• **Aim of the task**: Gather, from the data below, each line in which the word "with" occurs.

• **Data for this exercise**:
^^^^
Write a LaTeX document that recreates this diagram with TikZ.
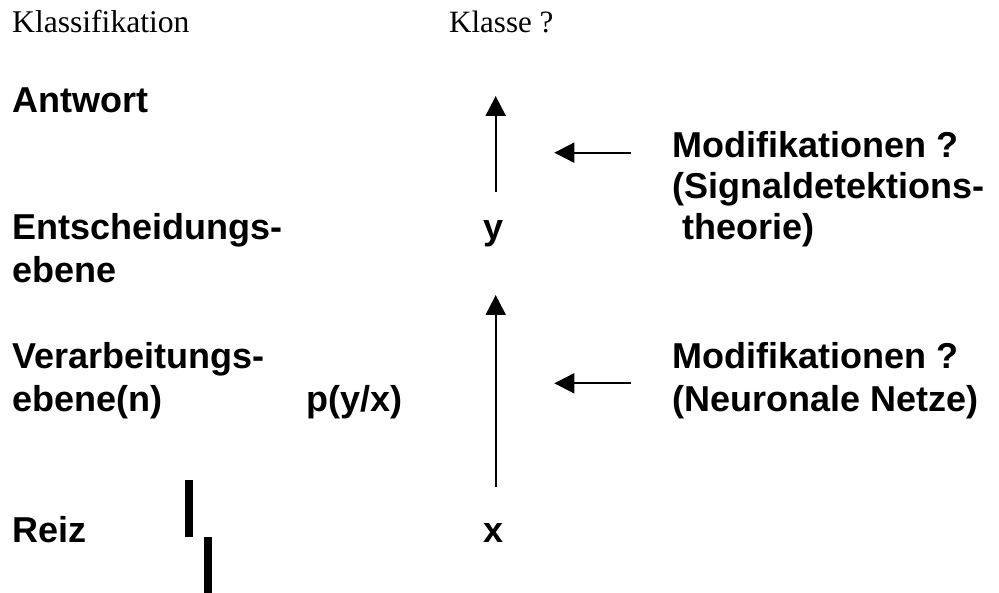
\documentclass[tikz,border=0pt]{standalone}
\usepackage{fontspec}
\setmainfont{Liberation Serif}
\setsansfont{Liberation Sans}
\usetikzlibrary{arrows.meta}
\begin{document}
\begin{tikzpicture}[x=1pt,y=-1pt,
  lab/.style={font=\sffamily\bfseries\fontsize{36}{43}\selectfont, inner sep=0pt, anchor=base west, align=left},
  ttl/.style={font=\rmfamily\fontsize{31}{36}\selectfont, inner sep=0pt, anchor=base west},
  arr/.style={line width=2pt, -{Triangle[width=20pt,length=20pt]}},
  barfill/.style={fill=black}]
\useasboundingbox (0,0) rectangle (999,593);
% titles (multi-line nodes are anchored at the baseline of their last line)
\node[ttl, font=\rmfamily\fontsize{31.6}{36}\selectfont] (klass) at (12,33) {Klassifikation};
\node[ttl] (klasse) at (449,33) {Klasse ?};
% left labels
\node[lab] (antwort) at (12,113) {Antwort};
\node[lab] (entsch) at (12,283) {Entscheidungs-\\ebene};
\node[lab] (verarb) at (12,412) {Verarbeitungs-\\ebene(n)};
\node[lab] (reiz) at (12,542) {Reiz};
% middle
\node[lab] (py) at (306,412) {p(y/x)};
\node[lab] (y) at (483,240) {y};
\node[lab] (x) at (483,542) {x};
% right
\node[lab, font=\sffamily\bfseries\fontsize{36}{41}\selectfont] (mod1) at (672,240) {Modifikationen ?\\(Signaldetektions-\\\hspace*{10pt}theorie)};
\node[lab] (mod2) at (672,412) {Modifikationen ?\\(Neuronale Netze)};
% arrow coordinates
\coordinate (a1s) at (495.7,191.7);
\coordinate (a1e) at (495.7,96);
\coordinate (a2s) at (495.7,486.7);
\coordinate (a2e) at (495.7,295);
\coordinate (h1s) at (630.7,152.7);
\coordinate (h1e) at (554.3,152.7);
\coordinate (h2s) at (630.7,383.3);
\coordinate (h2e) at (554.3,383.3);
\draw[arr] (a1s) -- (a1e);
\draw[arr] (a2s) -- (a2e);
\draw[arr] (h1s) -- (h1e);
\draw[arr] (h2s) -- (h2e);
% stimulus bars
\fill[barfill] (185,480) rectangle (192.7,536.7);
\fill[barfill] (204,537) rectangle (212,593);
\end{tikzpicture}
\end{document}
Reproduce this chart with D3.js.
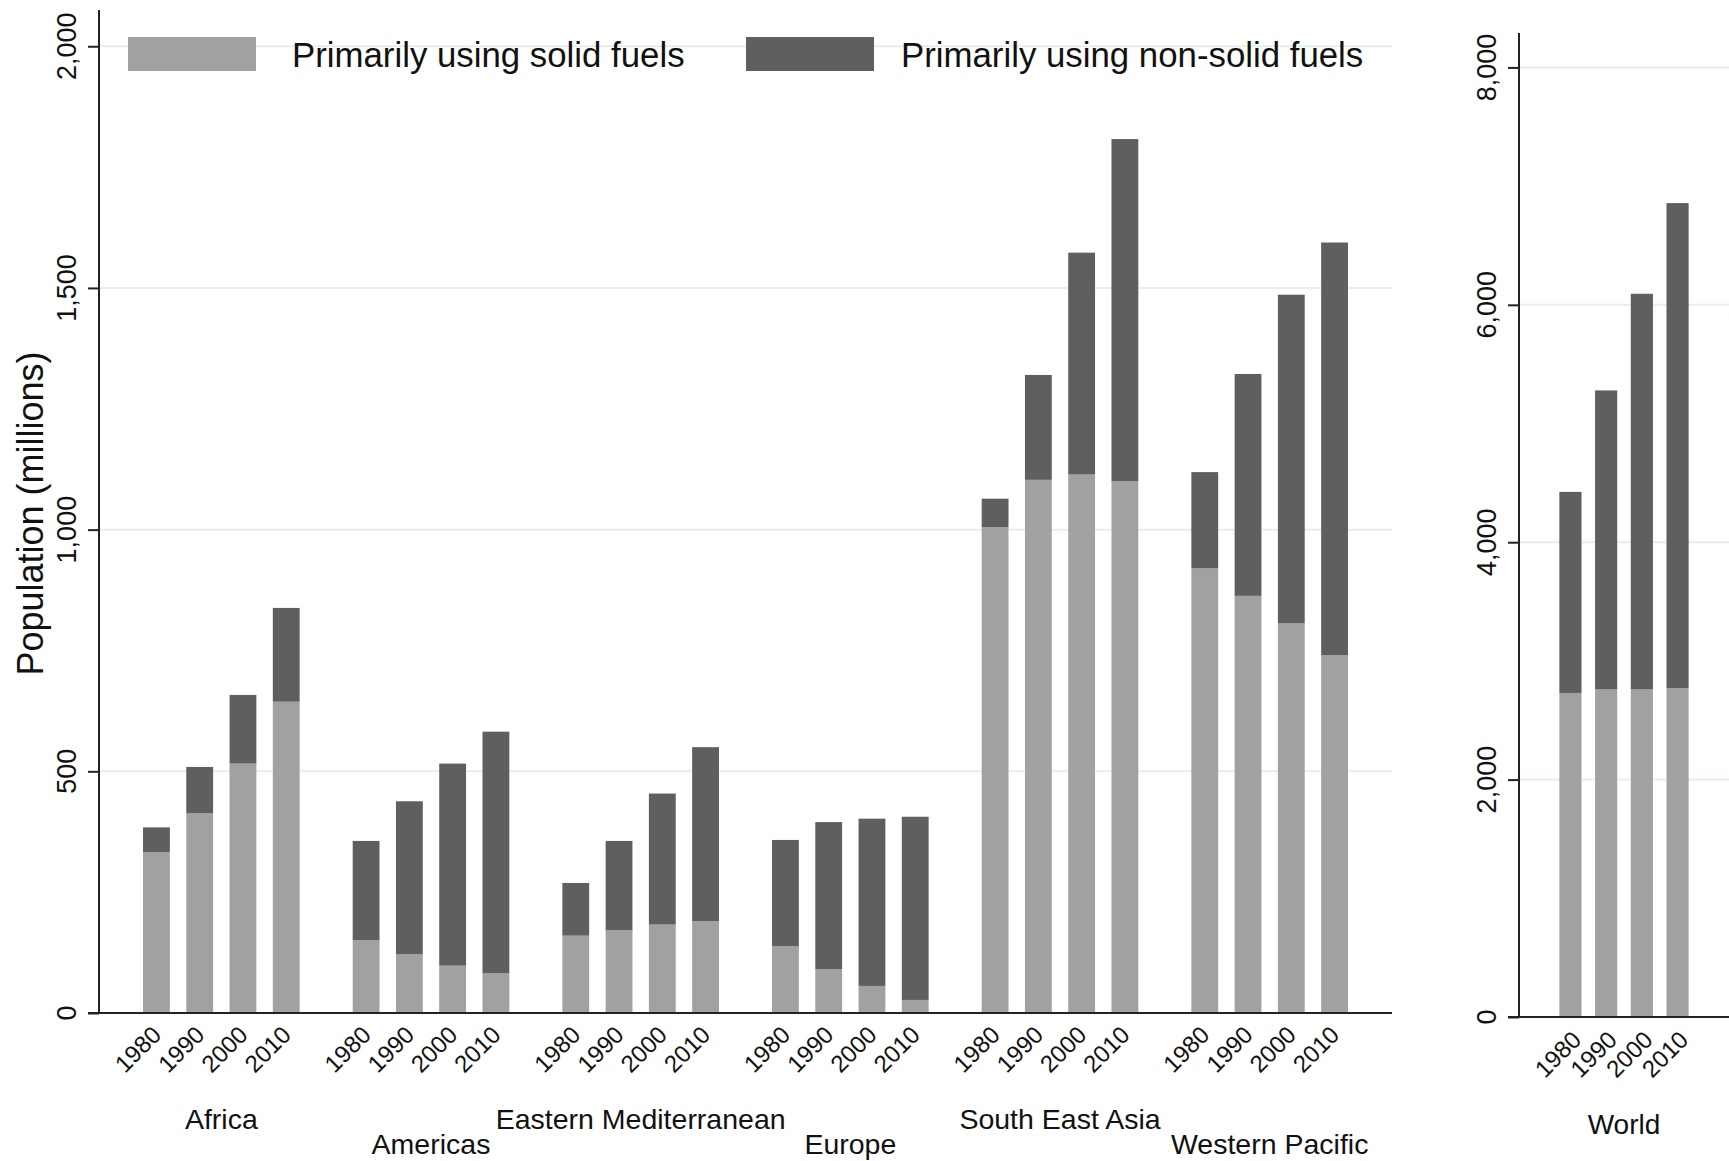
^^^^
• **Solved problem**:
Write a LaTeX document that recreates this diagram with TikZ.
Reproduce this chart with D3.js.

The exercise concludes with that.